The channel between the o-rings is just a groove to hold grease, so stick a greasy finger in and pack it.

Now the slider bushes can be pressed into place. They take a bit of a push to get through the o-rings, but otherwise should slide pretty freely and smoothly.

Next up are the boots for the slider pins. These are a bit of a pain to fit and very fiddly. It also helps to notice that there are two different-sized boots, as the retaining groove on the calipers is bigger on one side than the other.

Each side has its own boot, one with a narrow lip and the other with a wide one.

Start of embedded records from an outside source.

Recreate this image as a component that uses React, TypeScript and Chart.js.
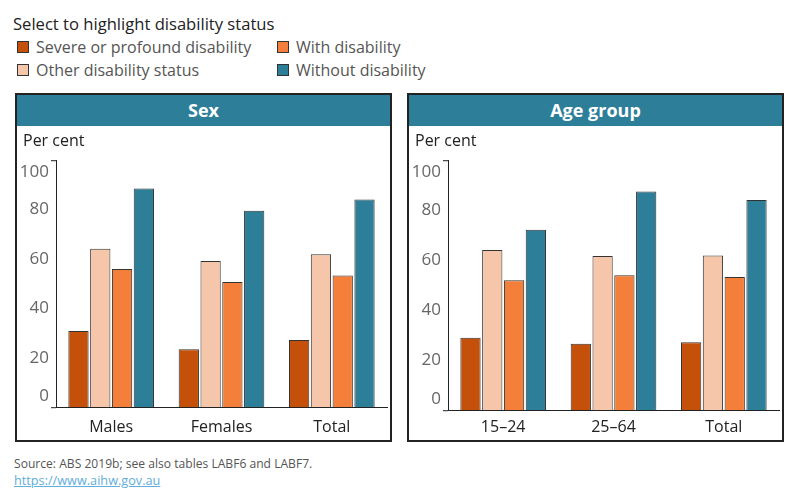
import React, { useEffect, useRef } from "react";
import { Chart, registerables } from "chart.js";

Chart.register(...registerables);

const FONT = "'Open Sans', 'Noto Sans', sans-serif";

const legendTitle = "Select to highlight disability status";
const seriesNames = [
  "Severe or profound disability",
  "Other disability status",
  "With disability",
  "Without disability",
];
const seriesColors = ["#C4500A", "#F5C6A9", "#F47F3A", "#2D7E99"];

const sexCategories = ["Males", "Females", "Total"];
const severeBySex = [30.9, 23.5, 27.2];
const otherBySex = [64.1, 59.2, 61.9];
const withBySex = [56.0, 50.7, 53.3];
const withoutBySex = [88.5, 79.5, 84.1];

const ageCategories = ["15–24", "25–64", "Total"];
const severeByAge = [29.0, 26.6, 27.2];
const otherByAge = [64.1, 61.7, 61.9];
const withByAge = [52.0, 54.0, 53.3];
const withoutByAge = [72.2, 87.5, 84.1];

const yMin = 0;
const yMax = 100;
const yStep = 20;

const sourceText = "Source: ABS 2019b; see also tables LABF6 and LABF7.";
const linkText = "https://www.aihw.gov.au";

// draws y tick labels, keeping the end labels inside the axis (Tableau style)
const clampedYLabels = {
  id: "clampedYLabels",
  afterDraw(chart: any) {
    const y = chart.scales.y;
    const x = chart.scales.x;
    const ctx = chart.ctx;
    ctx.save();
    ctx.font = `17px ${FONT}`;
    ctx.fillStyle = "#666";
    ctx.textAlign = "right";
    ctx.textBaseline = "middle";
    const margin = 11.5;
    y.ticks.forEach((t: any) => {
      let py = y.getPixelForValue(t.value);
      py = Math.max(y.top + margin, Math.min(y.bottom - margin, py));
      ctx.fillText(String(t.value), y.right - 7, py);
    });
    // small caps of the axis lines reaching left of the y axis
    ctx.strokeStyle = "#222";
    ctx.lineWidth = 1;
    ctx.beginPath();
    ctx.moveTo(x.left - 5, x.top + 0.5);
    ctx.lineTo(x.left, x.top + 0.5);
    ctx.moveTo(x.left - 5, y.top + 0.5);
    ctx.lineTo(x.left, y.top + 0.5);
    ctx.stroke();
    ctx.restore();
  },
};

function Panel(props: {
  left: number;
  title: string;
  categories: string[];
  series: number[][];
  tickPad: number;
  bottomPad: number;
}) {
  const ref = useRef<HTMLCanvasElement>(null);
  useEffect(() => {
    if (!ref.current) return;
    const chart = new Chart(ref.current, {
      type: "bar",
      data: {
        labels: props.categories,
        datasets: props.series.map((d, i) => ({
          label: seriesNames[i],
          data: d,
          backgroundColor: seriesColors[i],
          borderColor: "#333",
          borderWidth: 1,
          categoryPercentage: 0.79,
          barPercentage: 0.93,
        })),
      },
      options: {
        animation: false,
        responsive: false,
        maintainAspectRatio: false,
        layout: { padding: { left: 7, right: 3, top: 0, bottom: props.bottomPad } },
        plugins: {
          legend: { display: false },
          tooltip: { enabled: false },
          title: {
            display: true,
            text: "Per cent",
            align: "start",
            color: "#222",
            font: { family: FONT, size: 16, weight: "normal" },
            padding: { top: 4.5, bottom: 9.5 },
          },
        },
        scales: {
          x: {
            grid: { display: false, drawTicks: false },
            border: { display: true, color: "#222", width: 1 },
            ticks: {
              color: "#222",
              font: { family: FONT, size: 16 },
              padding: props.tickPad,
            },
          },
          y: {
            min: yMin,
            max: yMax,
            grid: { display: false, drawTicks: false },
            border: { display: true, color: "#222", width: 1 },
            ticks: { display: false, stepSize: yStep },
            afterFit: (s: any) => {
              s.width = 33;
            },
          },
        },
      },
      plugins: [clampedYLabels],
    });
    return () => chart.destroy();
  }, []);

  return (
    <div
      style={{
        position: "absolute",
        left: props.left,
        top: 93,
        width: 377,
        height: 349,
        border: "2px solid #222",
        boxSizing: "border-box",
        background: "#fff",
      }}
    >
      <div
        style={{
          position: "absolute",
          left: 0,
          top: 0,
          right: 0,
          height: 31,
          background: "#2D7E99",
          color: "#fff",
          fontFamily: FONT,
          fontWeight: 700,
          fontSize: 18,
          lineHeight: "31px",
          textAlign: "center",
        }}
      >
        {props.title}
      </div>
      <canvas
        ref={ref}
        width={374}
        height={322}
        style={{ position: "absolute", left: -1, top: 32, width: 374, height: 322 }}
      />
    </div>
  );
}

function LegendItem(props: { x: number; y: number; i: number }) {
  return (
    <div
      style={{
        position: "absolute",
        left: props.x,
        top: props.y,
        height: 20,
        display: "flex",
        alignItems: "center",
        fontFamily: FONT,
        fontSize: 16,
        color: "#555",
        whiteSpace: "nowrap",
      }}
    >
      <span
        style={{
          display: "inline-block",
          width: 12,
          height: 12,
          boxSizing: "border-box",
          border: "1px solid #333",
          background: seriesColors[props.i],
          marginRight: 7,
        }}
      />
      {seriesNames[props.i]}
    </div>
  );
}

export default function App() {
  return (
    <div
      style={{
        position: "absolute",
        left: 0,
        top: 0,
        width: 800,
        height: 500,
        background: "#fff",
        overflow: "hidden",
      }}
    >
      <div
        style={{
          position: "absolute",
          left: 13,
          top: 13,
          fontFamily: FONT,
          fontSize: 16.6,
          fontWeight: 500,
          color: "#222",
          lineHeight: "22px",
          whiteSpace: "nowrap",
        }}
      >
        {legendTitle}
      </div>
      <LegendItem x={17} y={37} i={0} />
      <LegendItem x={17} y={60} i={1} />
      <LegendItem x={277} y={37} i={2} />
      <LegendItem x={277} y={60} i={3} />

      <Panel
        left={15}
        title="Sex"
        categories={sexCategories}
        series={[severeBySex, otherBySex, withBySex, withoutBySex]}
        tickPad={10.5}
        bottomPad={1.6}
      />
      <Panel
        left={407}
        title="Age group"
        categories={ageCategories}
        series={[severeByAge, otherByAge, withByAge, withoutByAge]}
        tickPad={7.5}
        bottomPad={4.6}
      />

      <div
        style={{
          position: "absolute",
          left: 14,
          top: 455,
          fontFamily: FONT,
          fontSize: 12.1,
          color: "#555",
          lineHeight: "17px",
          whiteSpace: "nowrap",
        }}
      >
        {sourceText}
      </div>
      <div
        style={{
          position: "absolute",
          left: 14,
          top: 472,
          fontFamily: FONT,
          fontSize: 12.7,
          color: "#5FAEDC",
          lineHeight: "17px",
          textDecoration: "underline",
          whiteSpace: "nowrap",
        }}
      >
        {linkText}
      </div>
    </div>
  );
}
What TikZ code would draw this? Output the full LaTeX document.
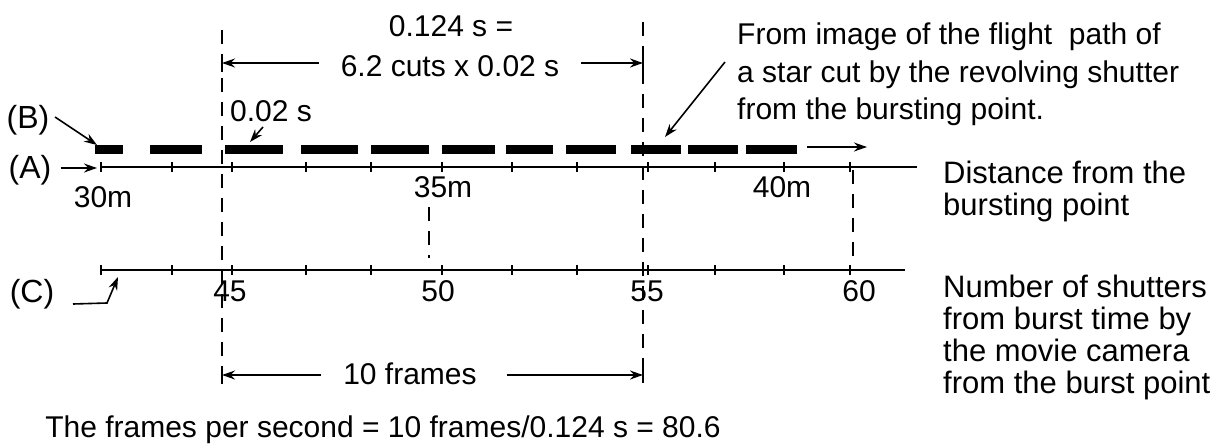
\documentclass[tikz,border=0pt]{standalone}
\usepackage{fontspec}
\setmainfont{Liberation Sans}
\usetikzlibrary{arrows.meta,positioning,calc}
\tikzset{
  lbl/.style={font=\fontsize{30}{33}\selectfont, inner sep=0pt},
  side/.style={font=\fontsize{32}{34}\selectfont, inner sep=0pt},
  note/.style={font=\fontsize{31}{32}\selectfont, inner sep=0pt, align=left, anchor=north west},
  axis/.style={line width=2pt},
  tickmark/.style={line width=1.6pt},
  guide/.style={line width=2pt, dash pattern=on 14pt off 10pt},
  ptr/.style={line width=1.6pt, -{Stealth[length=13pt,width=9pt]}},
}

\begin{document}
\begin{tikzpicture}[x=1pt,y=-1pt]
  \useasboundingbox (0,0) rectangle (1222,447);
  % axes (A) and (C)
  \coordinate (A0) at (100,167); \coordinate (A1) at (917,167);
  \coordinate (C0) at (101,270); \coordinate (C1) at (905,270);
  \draw[axis] (A0) -- (A1);
  \draw[axis] (C0) -- (C1);
  \foreach \x in {101,172,232,306,371,442,512,577,648,715,784,850}{
    \draw[tickmark] (\x,162) -- (\x,172);
    \draw[tickmark] (\x,265) -- (\x,275);
  }
  % cuts of the star path (B)
  \foreach \a/\b in {95/123,150/202,225/283,301/358,371/429,442/495,
                     506/553,566/616,631/681,688/738,746/797}
    \fill (\a,144.5) rectangle (\b,153.5);
  \coordinate (cut1) at (97,145);
  \coordinate (cut3) at (250,142);
  \coordinate (cut9) at (665,137);
  \coordinate (pathA) at (807,147); \coordinate (pathB) at (867,147);
  \draw[ptr, line width=1.4pt] (pathA) -- (pathB);
  % dashed guides
  \coordinate (g1t) at (222,30);  \coordinate (g1b) at (222,385);
  \coordinate (g2t) at (643,22);  \coordinate (g2b) at (643,375);
  \coordinate (g3t) at (429,207); \coordinate (g3b) at (429,258);
  \coordinate (g4t) at (853,170); \coordinate (g4b) at (853,262);
  \draw[guide] (g1t) -- (g1b);
  \draw[guide] (g2t) -- (g2b);
  \draw[guide] (g3t) -- (g3b);
  \draw[guide] (g4t) -- (g4b);
  \draw[line width=2pt] (222,56) -- (222,72);
  \draw[line width=2pt] (643,56) -- (643,72);
  \draw[line width=2pt] (222,368) -- (222,384);
  \draw[line width=2pt] (643,367) -- (643,383);
  % labels on the left
  \node[side] (lblB) at (28,120) {(B)};
  \node[side] (lblA) at (30,170) {(A)};
  \node[side] (lblC) at (32,294) {(C)};
  \coordinate (cbend) at (107,303);
  \coordinate (cend) at (118,277);
  \draw[ptr] (55,117) -- (cut1);
  \draw[ptr] ($(lblA.east)+(9,-2)$) -- ($(A0)+(-3,1)$);
  \draw[ptr] (73,304) -- (cbend) -- (cend);
  % distance scale
  \node[lbl] (m30) at (103,197) {30m};
  \node[lbl] (m35) at (443,187) {35m};
  \node[lbl] (m40) at (782,187) {40m};
  % shutter counts
  \node[lbl] (n45) at (230,291) {45};
  \node[lbl] (n50) at (438,291) {50};
  \node[lbl] (n55) at (647,291) {55};
  \node[lbl] (n60) at (859,291) {60};
  % time span on top
  \node[lbl] (span1) at (451,26) {0.124 s =};
  \node[lbl] (span2) at (450,66) {6.2 cuts x 0.02 s};
  \draw[ptr] ($(span2.west)+(-22,-3)$) -- (222,63);
  \draw[ptr] ($(span2.east)+(22,-3)$) -- (643,63);
  \node[lbl] (cutlen) at (271,111) {0.02 s};
  \draw[ptr] (263,127) -- (cut3);
  % frame span below
  \node[lbl] (frames) at (410,374) {10 frames};
  \draw[ptr] ($(frames.west)+(-22,1)$) -- (222,375);
  \draw[ptr] ($(frames.east)+(30,1)$) -- (643,375);
  % notes
  \node[note, font=\fontsize{30}{37.5}\selectfont] (image) at (737,23)
    {From image of the flight\ \ path of\\a star cut by the revolving shutter\\from the bursting point.};
  \draw[ptr] (725,62) -- (cut9);
  \node[note] (dist) at (943,161) {Distance from the\\bursting point};
  \node[note] (count) at (943,275) {Number of shutters\\from burst time by\\the movie camera\\from the burst point};
  \node[lbl] (fps) at (383,430) {The frames per second = 10 frames/0.124 s = 80.6};
\end{tikzpicture}
\end{document}
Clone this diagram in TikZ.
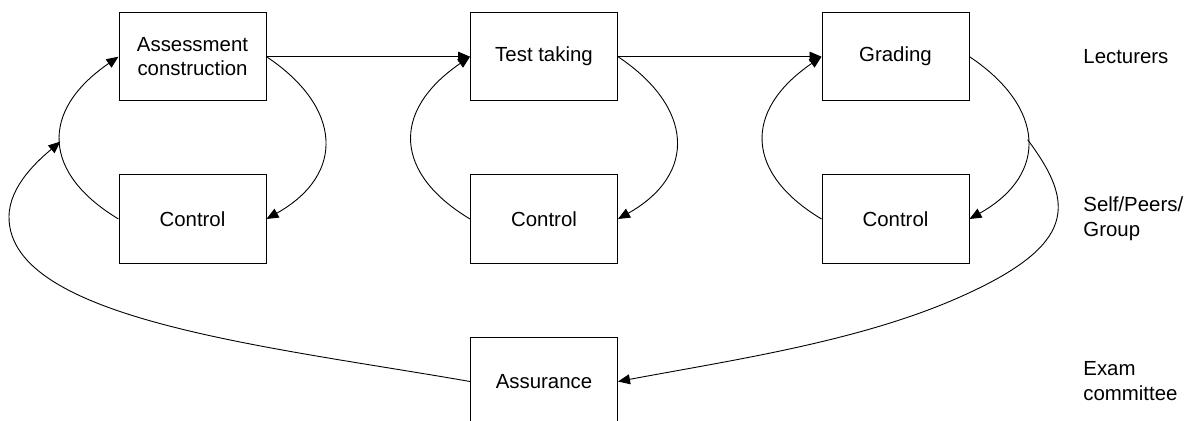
\documentclass[tikz,border=0pt]{standalone}
\usepackage{fontspec}
\setmainfont{Liberation Sans}
\usetikzlibrary{arrows.meta}
\begin{document}
\begin{tikzpicture}[x=0.5pt,y=-0.5pt,
  font=\fontsize{10.2}{12.3}\selectfont,
  stage/.style={draw, line width=0.5pt, minimum width=73.5pt, minimum height=44.3pt,
                inner sep=0pt, align=center},
  role/.style={anchor=west, align=left, inner sep=0pt},
  flow/.style={line width=0.45pt, -{Triangle[length=6pt,width=5pt]}}]
\useasboundingbox (0,0) rectangle (1190,421);

% process stages and their controls
\node[stage] (ac) at (192.5,56.7) {Assessment\\construction};
\node[stage] (tt) at (544,56.7) {Test taking};
\node[stage] (gr) at (895.5,56.7) {Grading};
\node[stage] (c1) at (192.5,219) {Control};
\node[stage] (c2) at (544,219) {Control};
\node[stage] (c3) at (895.5,219) {Control};
\node[stage] (as) at (544,381.5) {Assurance};

% actors per level
\node[role] (lec) at (1083,56.7) {Lecturers};
\node[role] (spg) at (1083,219) {Self/Peers/\\Group};
\node[role] (ec) at (1083,381) {Exam\\committee};

% main flow
\draw[flow] (ac.east) -- (tt.west);
\draw[flow] (tt.east) -- (gr.west);

% control loops
\draw[flow] (ac.east) .. controls +(75,50) and +(80,-45) .. (c1.east);
\draw[flow] (c1.west) .. controls +(-75,-45) and +(-80,55) .. (ac.west) coordinate[pos=0.5] (ab);
\draw[flow] (tt.east) .. controls +(75,50) and +(80,-45) .. (c2.east);
\draw[flow] (c2.west) .. controls +(-75,-45) and +(-80,55) .. (tt.west);
\draw[flow] (gr.east) .. controls +(75,50) and +(80,-45) .. (c3.east) coordinate[pos=0.5] (gb);
\draw[flow] (c3.west) .. controls +(-75,-45) and +(-80,55) .. (gr.west);

% assurance loop
\coordinate (w1) at (960,297);
\coordinate (w2) at (9,217);
\draw[flow] (gb) .. controls +(48,64) and +(117,-52) .. (w1)
                 .. controls +(-99,44) and +(118,-22) .. (as.east);
\draw[flow] (as.west) .. controls +(-200,-35) and +(0,103) .. (w2)
                      .. controls +(0,-32) and +(-20,17) .. (ab);
\end{tikzpicture}
\end{document}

After much faffing about, I got all the boots on. Once again, careful use of the pick helps get them in place, along with lots of pulling and squishing by hand. I found it easiest to push the slider bush flush with the body of the caliper on the side I was working on, get the boot in place, and then push the bush through the boot and clip the boot into its groove; otherwise it just gets in the way.

And there we have it, one rebuilt caliper ready to refit

Rinse and repeat with the other caliper, and that’s job done. This caliper needed a quick tickle with a file and sandpaper to tidy up some burrs on the piston, which a previous butcher had made for some reason

But otherwise, it was exactly the same deal

Until I replace the rotors, hoses and wheel bearings, the calipers will just chill in the boot, with the rest of the parts I have collected.

As a quick note, I believe, other than the handbrake mech on the Cappuccino rear calipers, these are basically the same thing, and it’s the same procedure to rebuild them.
The seal kit I used was from Pitwork, which strangely, is a Nissan brand, and included Toyota rubber grease, to fit a Suzuki.

Parts Used
Brake Caliper Seal Kit – Pitwork AY600-KE009
Please note these parts are specific to my car and may vary. Please check before ordering.